There is one main stretch of road off the island. It took us at least 20 minutes to work our way down. This was approximately half way.

We topped off the evening with the traditional Christmas Eve pizza, a tradition from Blake's family that I've happily accepted and even introduced to mine. Instead of the pizza place on base, we tried the Domino's off-base. The best deals are found by doing online ordering and carry out, so even though we got it home on the train, it was still warm and pretty tasty. We didn't try anything too crazy, this time.
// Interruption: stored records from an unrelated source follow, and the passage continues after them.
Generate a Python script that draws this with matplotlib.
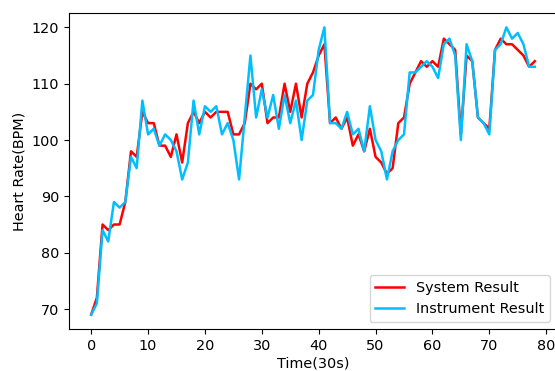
import numpy as np
import matplotlib
matplotlib.use('Agg')
import matplotlib.pyplot as plt

# heart rate readings every 30 s
time_idx = list(range(79))
system_result = [69, 72, 85, 84, 85, 85, 89, 98, 97, 105,
                 103, 103, 99, 99, 97, 101, 96, 103, 105, 103,
                 105, 104, 105, 105, 105, 101, 101, 103, 110, 109,
                 110, 103, 104, 104, 110, 105, 110, 104, 110, 112,
                 115, 117, 103, 104, 102, 104, 99, 101, 98, 102,
                 97, 96, 94, 95, 103, 104, 110, 112, 114, 113,
                 114, 113, 118, 117, 116, 101, 115, 114, 104, 103,
                 102, 116, 118, 117, 117, 116, 115, 113, 114]
instrument_result = [69, 71, 84, 82, 89, 88, 89, 97, 95, 107,
                     101, 102, 99, 101, 100, 98, 93, 96, 107, 101,
                     106, 105, 106, 101, 103, 100, 93, 104, 115, 104,
                     109, 104, 108, 102, 108, 103, 107, 100, 107, 108,
                     116, 120, 103, 103, 102, 105, 101, 102, 98, 106,
                     100, 98, 93, 98, 100, 101, 112, 112, 113, 114,
                     113, 111, 117, 118, 115, 100, 117, 114, 104, 103,
                     101, 116, 117, 120, 118, 119, 117, 113, 113]

plt.rcParams['font.size'] = 10.4

fig = plt.figure(figsize=(5.55, 3.71), dpi=100)
ax = fig.add_axes([69/555, 42/371, 488/555, 316/371])

ax.plot(time_idx, system_result, color='red', lw=1.8, label='System Result')
ax.plot(time_idx, instrument_result, color='deepskyblue', lw=1.8, label='Instrument Result')

ax.set_xticks(np.arange(0, 81, 10))
ax.set_yticks(np.arange(70, 121, 10))
ax.set_xlabel('Time(30s)', labelpad=3)
ax.set_ylabel('Heart Rate(BPM)')
ax.legend(loc='lower right')

fig.savefig('out.png', dpi=100)
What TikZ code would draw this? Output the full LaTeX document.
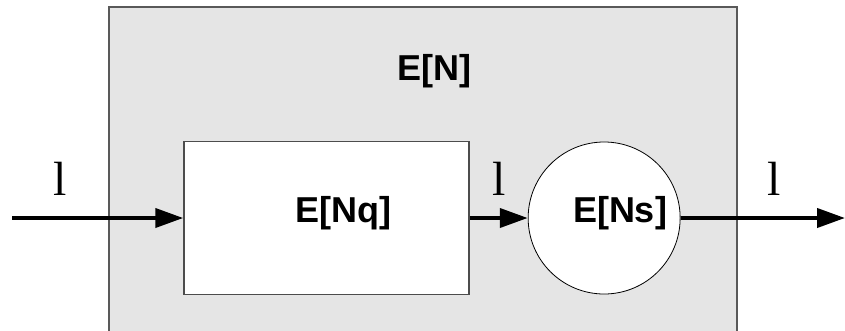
\documentclass[tikz,border=0pt]{standalone}
\usepackage{fontspec}
\setmainfont{Liberation Serif}
\setsansfont{Liberation Sans}
\usetikzlibrary{arrows.meta,positioning}

\begin{document}
\begin{tikzpicture}[x=1pt,y=-1pt,
  flow/.style={-{Triangle[length=28pt,width=19pt]},line width=4pt},
  system/.style={draw=black!65,line width=1.5pt,fill=gray!20,
    minimum width=628pt,minimum height=360pt,inner sep=0pt},
  queue/.style={draw=black!70,line width=1.5pt,fill=white,
    minimum width=285pt,minimum height=153pt,inner sep=0pt},
  server/.style={circle,draw,line width=0.8pt,fill=white,
    minimum size=152pt,inner sep=0pt},
  big/.style={font=\sffamily\bfseries\fontsize{36}{40}\selectfont,
    inner sep=0pt,anchor=base},
  rate/.style={font=\fontsize{48}{50}\selectfont,inner sep=0pt}]

  \clip (0,0) rectangle (845,330);

  \node[system] (sys) at (423,187) {};
  \node[big] (sysl) at (434,80) {E[N]};

  \node[queue] (q) at (326.5,218) {};
  \node[big] (ql) at (343,222) {E[Nq]};
  \node[server] (s) [right=58pt of q] {};
  \node[big] (sl) at (620,222) {E[Ns]};

  \coordinate (in) at (12,218);
  \coordinate (out) at (845,218);

  \draw[flow] (in) -- node[rate,above=21pt,pos=0.28] {l} (q);
  \draw[flow] (q) -- node[rate,above=21pt,pos=0.5] {l} (s);
  \draw[flow] (s) -- node[rate,above=21pt,pos=0.57] {l} (out);
\end{tikzpicture}
\end{document}
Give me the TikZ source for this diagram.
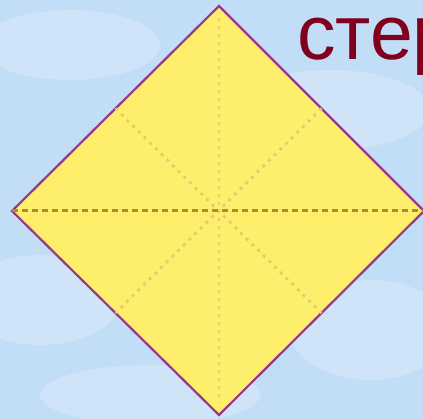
\documentclass[tikz,border=0pt]{standalone}
\usepackage{fontspec}
\setmainfont{Liberation Sans}
\usetikzlibrary{positioning,calc}
\definecolor{SkyBlue}{HTML}{C2DDF6}
\definecolor{CloudWhite}{HTML}{E8F2FC}
\definecolor{PaperYellow}{HTML}{FDEE6C}
\definecolor{EdgePurple}{HTML}{983888}
\definecolor{FoldDark}{HTML}{AD8C2A}
\definecolor{FoldLight}{HTML}{E2CC72}
\definecolor{TitleRed}{HTML}{80001E}

\begin{document}
\begin{tikzpicture}[
  x=1pt, y=-1pt,
  paper/.style={fill=PaperYellow, draw=EdgePurple, line width=2.2pt, line join=miter},
  mainfold/.style={draw=FoldDark, line width=3pt, dash pattern=on 6pt off 4pt},
  sidefold/.style={draw=FoldLight, line width=2.8pt, dash pattern=on 3pt off 5pt},
  cloud/.style={fill=CloudWhite, opacity=0.35},
  title/.style={font=\fontsize{77}{77}\selectfont, text=TitleRed, anchor=base west, inner sep=0pt},
]

% ---------- Background ----------
\useasboundingbox (0,0) rectangle (423,419);
\clip (0,0) rectangle (423,419);
\fill[SkyBlue] (0,0) rectangle (423,419);
\fill[cloud] (70,45) ellipse (90 and 35);
\fill[cloud] (330,110) ellipse (100 and 40);
\fill[cloud] (40,300) ellipse (80 and 45);
\fill[cloud] (370,330) ellipse (80 and 50);
\fill[cloud] (150,395) ellipse (110 and 30);

% ---------- Square paper ----------
\coordinate (top)    at (219,6);
\coordinate (left)   at (12,211);
\coordinate (right)  at (424,211);
\coordinate (bottom) at (219,415);
\coordinate (mid)    at (219,211);

\draw[paper] (top) -- (right) -- (bottom) -- (left) -- cycle;

% ---------- Fold lines ----------
\draw[sidefold] ($(top)!0.03!(bottom)$) -- ($(bottom)!0.03!(top)$);
\draw[sidefold] ($(top)!0.5!(left)$) -- ($(bottom)!0.5!(right)$);
\draw[sidefold] ($(top)!0.5!(right)$) -- ($(bottom)!0.5!(left)$);
\draw[mainfold] (left) -- (right);

% ---------- Title ----------
\node[title] (word) at (297,60) {стер};

\end{tikzpicture}
\end{document}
Christmas Day was a Sunday, so we enjoyed an hour of church in between present opening and video chats. I think we talked to each of our families at least twice. I also did most of my Santa tracking on this day, since we were visited a lot earlier than the rest of the world.
Christmas morning Pepsi is traditional for Blake, but we made sure it was a Japanese Pepsi for him and I opted for a Japanese Coca-Cola with the bow!
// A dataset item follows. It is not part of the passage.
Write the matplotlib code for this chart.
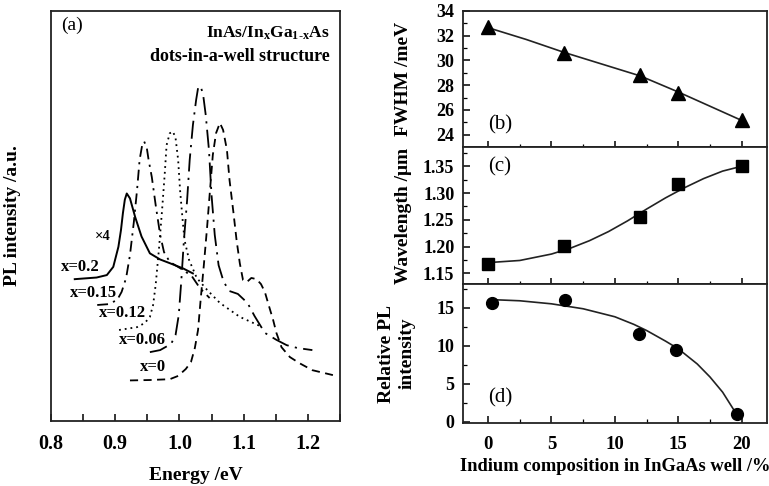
import matplotlib
matplotlib.use('Agg')
import matplotlib.pyplot as plt
from matplotlib.ticker import MultipleLocator

plt.rcParams['font.family'] = ['Liberation Serif', 'DejaVu Serif']
plt.rcParams['mathtext.fontset'] = 'custom'
plt.rcParams['mathtext.rm'] = 'Liberation Serif:bold'
plt.rcParams['mathtext.bf'] = 'Liberation Serif:bold'
plt.rcParams['mathtext.default'] = 'rm'

# ---- (a) PL spectra (energy in eV, intensity in a.u.) ----
e_x020 = [0.837, 0.871, 0.887, 0.897, 0.905, 0.909, 0.912, 0.915, 0.918, 0.923, 0.931,
          0.941, 0.954, 0.970, 0.985, 1.006, 1.021]
i_x020 = [34.6, 35.0, 35.6, 37.6, 42.5, 46.6, 50.7, 54.0, 55.5, 54.3, 49.8,
          45.0, 40.9, 39.4, 38.5, 37.2, 36.0]

e_x015 = [0.872, 0.889, 0.903, 0.910, 0.917, 0.923, 0.929, 0.934, 0.938, 0.942, 0.945,
          0.949, 0.952, 0.957, 0.963, 0.970, 0.976, 0.985, 1.001, 1.019, 1.032, 1.047]
i_x015 = [28.3, 28.5, 29.5, 31.5, 34.9, 40.5, 48.5, 56.3, 63.7, 67.3, 68.2,
          66.8, 63.7, 59.5, 52.7, 45.4, 41.2, 38.8, 37.3, 35.4, 32.4, 30.0]

e_x012 = [0.906, 0.934, 0.946, 0.954, 0.959, 0.963, 0.968, 0.973, 0.977, 0.980, 0.985,
          0.990, 0.994, 0.998, 1.001, 1.005, 1.008, 1.015, 1.027, 1.043, 1.063, 1.094, 1.125]
i_x012 = [22.2, 22.9, 23.9, 25.4, 28.3, 33.2, 41.7, 51.5, 60.0, 67.3, 70.2,
          70.6, 69.0, 63.7, 56.3, 49.0, 44.1, 39.3, 34.9, 32.0, 28.8, 25.4, 23.2]

e_x006 = [0.954, 0.970, 0.987, 0.994, 0.999, 1.003, 1.007, 1.012, 1.016, 1.021, 1.026,
          1.029, 1.033, 1.037, 1.041, 1.046, 1.050, 1.055, 1.061, 1.069, 1.078, 1.091,
          1.106, 1.117, 1.133, 1.151, 1.167, 1.184, 1.207]
i_x006 = [16.8, 17.3, 18.8, 21.0, 25.9, 34.4, 44.1, 53.9, 63.7, 72.2, 78.3,
          81.2, 81.7, 79.5, 74.6, 66.1, 55.1, 45.4, 38.0, 33.9, 31.7, 31.0,
          28.8, 25.6, 21.5, 19.8, 18.5, 17.8, 17.3]

e_x000 = [0.923, 0.954, 0.985, 0.998, 1.010, 1.018, 1.024, 1.029, 1.033, 1.038, 1.043,
          1.047, 1.052, 1.057, 1.063, 1.068, 1.074, 1.078, 1.084, 1.089, 1.094, 1.099,
          1.105, 1.112, 1.120, 1.127, 1.133, 1.138, 1.146, 1.151, 1.159, 1.172, 1.187,
          1.207, 1.239]
i_x000 = [9.9, 10.0, 10.2, 11.0, 12.7, 14.4, 17.8, 22.2, 29.5, 38.0, 47.1,
          55.1, 64.9, 70.2, 72.7, 71.0, 66.1, 58.8, 51.0, 44.1, 38.5, 34.4,
          33.9, 34.9, 34.6, 33.4, 31.5, 28.8, 24.6, 21.5, 18.0, 15.6, 14.1,
          12.4, 11.2]

curve_labels = ['x=0.2', 'x=0.15', 'x=0.12', 'x=0.06', 'x=0']
label_pos = [(0.845, 37.6), (0.866, 31.3), (0.912, 26.3), (0.943, 19.8), (0.959, 13.2)]

# ---- (b)-(d) versus indium composition ----
indium = [0, 6, 12, 15, 20]
fwhm = [32.7, 30.6, 28.85, 27.35, 25.15]
wavelength = [1.168, 1.201, 1.256, 1.316, 1.350]
indium_d = [0.3, 6.1, 11.9, 14.8, 19.6]
rel_pl = [15.6, 16.0, 11.6, 9.5, 1.0]

# fit lines as drawn in the picture
fit_b_x = [0, 3, 6, 9, 12, 15, 17.5, 20]
fit_b_y = [32.65, 31.7, 30.65, 29.7, 28.75, 27.45, 26.3, 25.15]
fit_c_x = [0, 2.5, 5, 6.5, 8, 9.5, 11, 12.5, 14, 15.5, 17, 18.5, 20]
fit_c_y = [1.170, 1.174, 1.186, 1.197, 1.211, 1.228, 1.248, 1.270, 1.291, 1.310,
           1.327, 1.341, 1.350]
fit_d_x = [0.3, 2.5, 5, 7.5, 10, 11.5, 12.5, 14, 15, 16.5, 17.5, 18.5, 19.6]
fit_d_y = [16.05, 15.9, 15.5, 14.85, 13.8, 12.8, 12.0, 10.6, 9.6, 7.6, 5.9, 3.9, 1.0]

fig = plt.figure(figsize=(7.69, 4.86), dpi=100)

# ---------------- panel (a) ----------------
ax = fig.add_axes([0.0663, 0.1337, 0.3758, 0.8436])
ax.plot(e_x020, i_x020, color='black', lw=1.4, ls='-')
ax.plot(e_x015, i_x015, color='black', lw=1.3, ls=(0, (6, 3, 1.2, 3)))
ax.plot(e_x012, i_x012, color='black', lw=1.3, ls=(0, (1, 2.2)))
ax.plot(e_x006, i_x006, color='black', lw=1.3, ls=(0, (10, 3.5, 1.2, 3.5)))
ax.plot(e_x000, i_x000, color='black', lw=1.3, ls=(0, (4.5, 3)))
for lab, (ex, iy) in zip(curve_labels, label_pos):
    ax.text(ex, iy, lab, fontsize=12, fontweight='bold', ha='center', va='center')
ax.text(0.881, 45.1, '×4', fontsize=10.5, fontweight='bold', ha='center', va='center')
ax.text(0.035, 0.965, '(a)', transform=ax.transAxes, fontsize=14, ha='left', va='center')
ax.text(0.965, 0.945, r'InAs/In$_{x}$Ga$_{1\text{-}x}$As', transform=ax.transAxes,
        fontsize=12.5, fontweight='bold', ha='right', va='center')
ax.text(0.965, 0.89, 'dots-in-a-well structure', transform=ax.transAxes,
        fontsize=13, fontweight='bold', ha='right', va='center')
ax.set_xlim(0.8, 1.25)
ax.set_ylim(0, 100)
ax.xaxis.set_minor_locator(MultipleLocator(0.05))
ax.set_xticks([0.8, 0.9, 1.0, 1.1, 1.2])
ax.set_xticklabels(['0.8', '0.9', '1.0', '1.1', '1.2'])
ax.tick_params(axis='x', which='both', direction='in', length=5, width=1.1,
               labelsize=14.5, pad=9)
ax.tick_params(axis='y', left=False, labelleft=False)
for lbl in ax.get_xticklabels():
    lbl.set_fontweight('bold')
ax.set_xlabel('Energy /eV', fontsize=14, fontweight='bold', labelpad=10)
ax.set_ylabel('PL intensity /a.u.', fontsize=14, fontweight='bold')
ax.yaxis.set_label_coords(-0.105, 0.5)
for sp in ax.spines.values():
    sp.set_linewidth(1.3)
    sp.set_color('#222222')

# ---------------- panels (b)-(d) ----------------
left, width = 0.6017, 0.3957
axb = fig.add_axes([left, 0.6975, width, 0.2799])
axc = fig.add_axes([left, 0.4156, width, 0.2819], sharex=axb)
axd = fig.add_axes([left, 0.1296, width, 0.2860], sharex=axb)

axb.plot(fit_b_x, fit_b_y, color='#222222', lw=1.2)
axb.plot(indium, fwhm, ls='none', marker='^', ms=10, color='black')
axb.set_ylim(23, 34)
axb.yaxis.set_major_locator(MultipleLocator(2))
axb.yaxis.set_minor_locator(MultipleLocator(1))
axb.set_ylabel('FWHM /meV', fontsize=14, fontweight='bold')
axb.text(0.085, 0.16, '(b)', transform=axb.transAxes, fontsize=15, ha='left', va='center')

axc.plot(fit_c_x, fit_c_y, color='#222222', lw=1.2)
axc.plot(indium, wavelength, ls='none', marker='s', ms=8, color='black')
axc.set_ylim(1.13, 1.386)
axc.set_yticks([1.15, 1.20, 1.25, 1.30, 1.35])
axc.set_yticklabels(['1.15', '1.20', '1.25', '1.30', '1.35'])
axc.yaxis.set_minor_locator(MultipleLocator(0.025))
axc.set_ylabel('Wavelength /μm', fontsize=14, fontweight='bold')
axc.text(0.085, 0.855, '(c)', transform=axc.transAxes, fontsize=15, ha='left', va='center')

axd.plot(fit_d_x, fit_d_y, color='#222222', lw=1.2)
axd.plot(indium_d, rel_pl, ls='none', marker='o', ms=8.5, color='black')
axd.set_ylim(-0.15, 18.1)
axd.yaxis.set_major_locator(MultipleLocator(5))
axd.yaxis.set_minor_locator(MultipleLocator(2.5))
axd.set_ylabel('Relative PL\nintensity', fontsize=14, fontweight='bold', linespacing=1.25)
axd.text(0.085, 0.18, '(d)', transform=axd.transAxes, fontsize=15, ha='left', va='center')

axb.set_xlim(-2, 22)
axb.xaxis.set_major_locator(MultipleLocator(5))
axb.xaxis.set_minor_locator(MultipleLocator(2.5))
axd.set_xlabel('Indium composition in InGaAs well /%', fontsize=13.3, fontweight='bold',
               labelpad=4)

for a in (axb, axc, axd):
    a.tick_params(axis='y', which='major', direction='in', length=5, width=1.1,
                  labelsize=13, pad=6)
    a.tick_params(axis='y', which='minor', direction='in', length=3, width=0.9)
    for lbl in a.get_yticklabels():
        lbl.set_fontweight('bold')
    for sp in a.spines.values():
        sp.set_linewidth(1.3)
        sp.set_color('#222222')
for a in (axb, axc):
    a.tick_params(axis='x', which='major', direction='inout', length=9, width=1.1,
                  labelbottom=False)
    a.tick_params(axis='x', which='minor', direction='inout', length=5, width=0.9)
axd.tick_params(axis='x', which='major', direction='in', length=5, width=1.1,
                labelsize=13.5, pad=9)
axd.tick_params(axis='x', which='minor', direction='in', length=3, width=0.9)
for lbl in axd.get_xticklabels():
    lbl.set_fontweight('bold')

axb.yaxis.set_label_coords(-0.165, 0.5)
axc.yaxis.set_label_coords(-0.165, 0.5)
axd.yaxis.set_label_coords(-0.155, 0.5)

fig.savefig('out.png', dpi=100)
We live here now! I recognize this view!

I recognize this view too!

We may be with our families for future Christmas holidays, but for now it was nice to really be home for Christmas.

Tuesday, January 31, 2017

Do you see what I see?

Even though we used to live in northern Virginia, it was and remains easiest to say we lived in DC or the DC area. Northern Virginia is culturally more like DC than the rest of Virginia anyway, plus it's more likely people have heard of DC than the specific town(s) we lived in, unless they had also lived or traveled there. I still give directions to my hometowns of Orem as being about an hour south of Salt Lake City or Beaumont as being about 80 miles east of Houston. Generalize and then specify.

So, we share that we live in Yokosuka, but when people don't know where that is, we explain it's on the mouth of Tokyo Bay, about an hour south of Tokyo. More technically, we don't even live in Yokosuka itself. We're just stationed there and live in a housing detachment within the city limits of Zushi.
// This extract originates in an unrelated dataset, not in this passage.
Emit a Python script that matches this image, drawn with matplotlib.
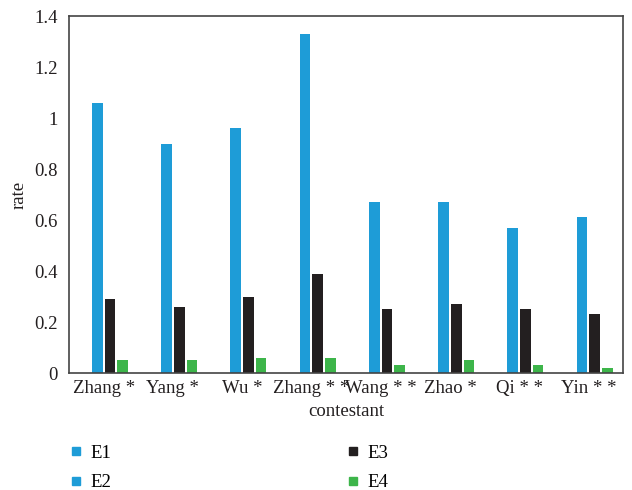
import numpy as np
import matplotlib.pyplot as plt
from matplotlib.lines import Line2D

plt.rcParams['font.family'] = ['Liberation Serif', 'DejaVu Serif']

contestants = ['Zhang *', 'Yang *', 'Wu *', 'Zhang * *', 'Wang * *', 'Zhao *', 'Qi * *', 'Yin * *']
series = ['E1', 'E2', 'E3', 'E4']
e1 = [0, 0, 0, 0, 0, 0, 0, 0]
e2 = [1.06, 0.90, 0.96, 1.33, 0.67, 0.67, 0.57, 0.61]
e3 = [0.29, 0.26, 0.30, 0.39, 0.25, 0.27, 0.25, 0.23]
e4 = [0.05, 0.05, 0.06, 0.06, 0.03, 0.05, 0.03, 0.02]
colors = ['#1E9CD7', '#1E9CD7', '#231F20', '#3DB54A']

fig = plt.figure(figsize=(6.32, 4.9), dpi=100)
ax = fig.add_axes([69 / 632, 1 - 373 / 490, (623 - 69) / 632, (373 - 16) / 490])

x = np.arange(len(contestants))
w = 0.183
for i, (vals, c) in enumerate(zip([e1, e2, e3, e4], colors)):
    ax.bar(x + (i - 1.5) * w, vals, width=w * 0.84, color=c)

ax.set_xlim(-0.5, len(contestants) - 0.5)
ax.set_ylim(0, 1.4)
ax.set_yticks([0, 0.2, 0.4, 0.6, 0.8, 1, 1.2, 1.4])
ax.set_yticklabels(['0', '0.2', '0.4', '0.6', '0.8', '1', '1.2', '1.4'])
ax.set_xticks(x)
ax.set_xticklabels(contestants)
ax.tick_params(length=0, labelsize=13.5, colors='#231F20')
ax.tick_params(axis='y', pad=8)
ax.tick_params(axis='x', pad=5)
for s in ax.spines.values():
    s.set_color('#444444')
    s.set_linewidth(1.2)

ax.set_xlabel('contestant', fontsize=13.5, color='#231F20', labelpad=4)
ax.set_ylabel('rate', fontsize=13.5, color='#231F20', labelpad=5)

handles = [Line2D([], [], marker='s', linestyle='none', markersize=5.5, color=c) for c in colors]
leg_kw = dict(loc='center left', frameon=False, fontsize=13.5, handlelength=0.8,
              handletextpad=0.4, labelspacing=0.65, borderpad=0, borderaxespad=0)
fig.legend(handles[:2], series[:2], bbox_to_anchor=(68 / 632, 1 - 468 / 490), **leg_kw)
fig.legend(handles[2:], series[2:], bbox_to_anchor=(345 / 632, 1 - 468 / 490), **leg_kw)

fig.savefig('out.png', dpi=100)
Even more technically, Tokyo isn't even the biggest city near us. It's actually not even a city! As of 1943, it's a metropolis made of 23 municipalities. The biggest city we live near is actually Yokohama, the most populous city in Japan, and even I hadn't really heard of it before this particular adventure came into our lives.

Now, we've already been there a few times, like our trip to the CupNoodles Museum, and I love walking by the laughing god in Hinodecho, especially on my way to my favorite Daiso (a 100 yen shop).

Because of its proximity to us, we can easily get there for date nights and other adventures, including one pre-Christmas date that Blake planned for us!

Our first stop was Marine Tower, which offers wonderful views of the entire city. The glass elevator makes for a little vertigo on the way up, but the views were worth it.

We strolled along the bay, on our way to a German Christmas Market at the Red Brick Warehouse.
Japanese ocean liner from the 1920s

Guardian of Water

The Drinking Fountain presented to Yokohama by the Indian Community in memory of those lost in the Great Kanto Earthquake

Downtown Yokohama

The only Nativity we saw not at a church the entire season

This ocean liner embarked on their voyage as we passed by

For dinner, we went to Eggs N' Things, a Hawaiian chain that has made its way to Japan.

And then we capped off our evening with another walk-by of the Marine Tower to see their winter illumination.

So much to explore here! So glad we've got some time!

Thursday, January 19, 2017

Why don't we do it in the road?

When we last left our intrepid explorers, they were celebrating a free dog with walks to beaches and caves and things. The next thing to conquer was first joint sightseeing trip to Tokyo and explore the neighborhood of Shibuya!

We had been to Tokyo to attend the temple and I had gone to Harajuku with girlfriends, but that was it until December 17th. This was also our celebration of four years of marriage!

Our first stop was the Old Asakura Family House, built in 1919 by a local businessman, which survived both the Great Kanto Earthquake of 1923 and World War II, and is now designated an Important Cultural Property. I love house museums and visiting a traditional Japanese home from almost 100 years ago was no exception.
Would I mind if this were a room in my house? I would not.

The most well known attraction in Shibuya is the crazy scramble crossing, rumored to be one of the busiest in the world, which, of course, we visited. We watched it a couple of times and then did it ourselves! So many people! So fun!  You can watch a live webcam here.

We paid our respects to Hachiko.

And then we did some wandering. I had heard of a farmers market nearby that also had a Christmas market adjacent. We arrived just before most of the shops closed up for the evening, but we did manage to snag some delicious blackberry jam. We saved it until the next time we made homemade bread and it is definitely quite tasty.

Around this time, we were getting a bit peckish, plus I needed to find a toilet. Luckily, where there is a Golden Arches, there is also likely a restroom. Once we took care of business and looked at the local McDonald's options that you can't get anywhere else, we decided that Blake would be able to get away with taking me to McD's for our anniversary dinner just this once. My fried mac-n-cheese sandwich and his cheeseburger with a fried egg amused us (sorry the photo of these has vanished!) and fed us for the night.

That is, until we found Pie Face and each got a hand pie for dessert.

We did a bit more wandering, something I fully intend to do more of this neighborhood. We checked out the Disney store and a Winter Illumination that also happened to be Disney themed.

Sleeping Beauty and a random stranger

They don't really call them Christmas lights, but Winter Illuminations are popular thing here. Some of them can even be visited into February and March.

After one more crossing at Shibuya, we called it a night and headed home.

It was definitely an anniversary date to remember!